Il giorno successivo alle rivelazioni del Times, è toccato al Washington Post pubblicare un altro scoop talmente incredibile da apparire inverosimile, nonostante non sia stato affatto smentito dagli uomini della Casa Bianca: «Trump ha nascosto i dettagli dei suoi faccia a faccia con Putin ai suoi principali consiglieri nell’Amministrazione». Trump ha incontrato quattro volte Putin da solo, senza nessuno ad assistere all’incontro, e una quinta volta alla presenza del Segretario di Stato Rex Tillerson, poi licenziato. In un’occasione, il presidente ha preso possesso degli appunti presi dall’interprete, Maria Gross, imponendole di non discutere con nessuno, nemmeno con gli alti funzionari del’Amministrazione, di che cosa si era parlato durante il meeting. Il risultato è che non c’è alcun riscontro dei cinque incontri tra Trump e Putin, circostanza senza precedenti nella consolidata prassi politica americana, a maggior ragione se si considera che Trump ha incontrato il responsabile politico e militare, secondo le sedici agenzie di intelligence americane, dell’azione di interferenza russa sulle elezioni presidenziali del 2016. Le uniche notizie su quegli incontri, un paio dei quali durati oltre due ore, i servizi americani le hanno tratte dalla loro attività di spionaggio nell’apparato russo. Bizzarro.

Ovvio che tutto questo moltiplichi i sospetti su una presidenza che non solo si teme sia nata grazie anche all’ingerenza russa, peraltro invocata in campagna elettorale dallo stesso Trump, ma che una volta insediata ha perseguito tutti gli obiettivi di politica estera del tradizionale avversario russo, dalla destabilizzazione dell’Europa e della Nato, fino al ritiro occidentale dal Medio Oriente e al tentativo di smantellamento delle alleanze globali che hanno governato il mondo dal secondo dopoguerra a oggi.
Alla luce di queste rivelazioni, i deputati democratici chiameranno a testimoniare alla Camera chiunque possa spiegare che cosa davvero si sono detti Trump e Putin, a cominciare dall’interprete Maria Gross.
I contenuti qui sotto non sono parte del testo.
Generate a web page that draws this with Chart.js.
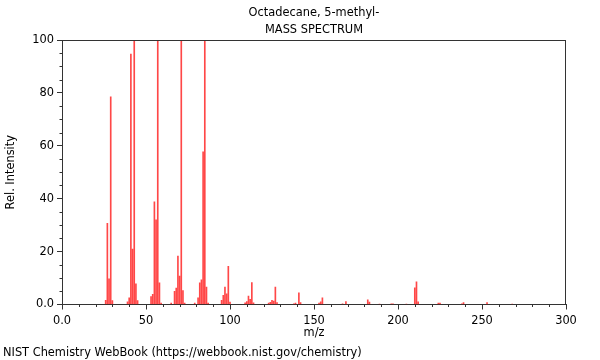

I deputati chiederanno anche di visionare le note sequestrate da Trump all’interprete e, nel caso fossero state distrutte, le cose potrebbero ulteriormente complicarsi per il presidente sospettato dalla sua stessa Amministrazione, non solo dagli avversari politici, di lavorare per i russi. Il tutto, ovviamente, in attesa delle conclusioni dell’inchiesta di Mueller, il quale proprio nei giorni scorsi ha chiesto a una procura distrettuale di aspettare a emettere la sentenza penale nei confronti di Rick Gates, numero due della campagna elettorale di Trump, perché starebbe ancora collaborando con Mueller, a riprova che le indagini non sono concluse.

Il nuovo Attorney General, William Barr, nelle audizioni al Senato ha garantito che lascerà lavorare Mueller e che non lo licenzierà, nonostante le critiche precedenti, tanto che c’è già qualcuno convinto che Trump non l’avrà presa benissimo. Barr però ha aggiunto che potrebbe non rendere pubblico il rapporto finale che riceverà dalle mani di Mueller. Ci proverà, probabilmente, ma la Camera guidata dai Democratici potrà comunque ottenere il testo e poi chiamare a testimoniare, in seduta pubblica, lo stesso Mueller. Nelle scorse settimane la Casa Bianca ha assunto 17 avvocati, insomma la battaglia è appena iniziata, ma se Trump ha davvero ordinato al suo avvocato di mentire a proposito dei suoi affari con Mosca, mentre Mosca lo aiutava a essere eletto presidente, l’esito finale di questa incredibile vicenda è già scritto.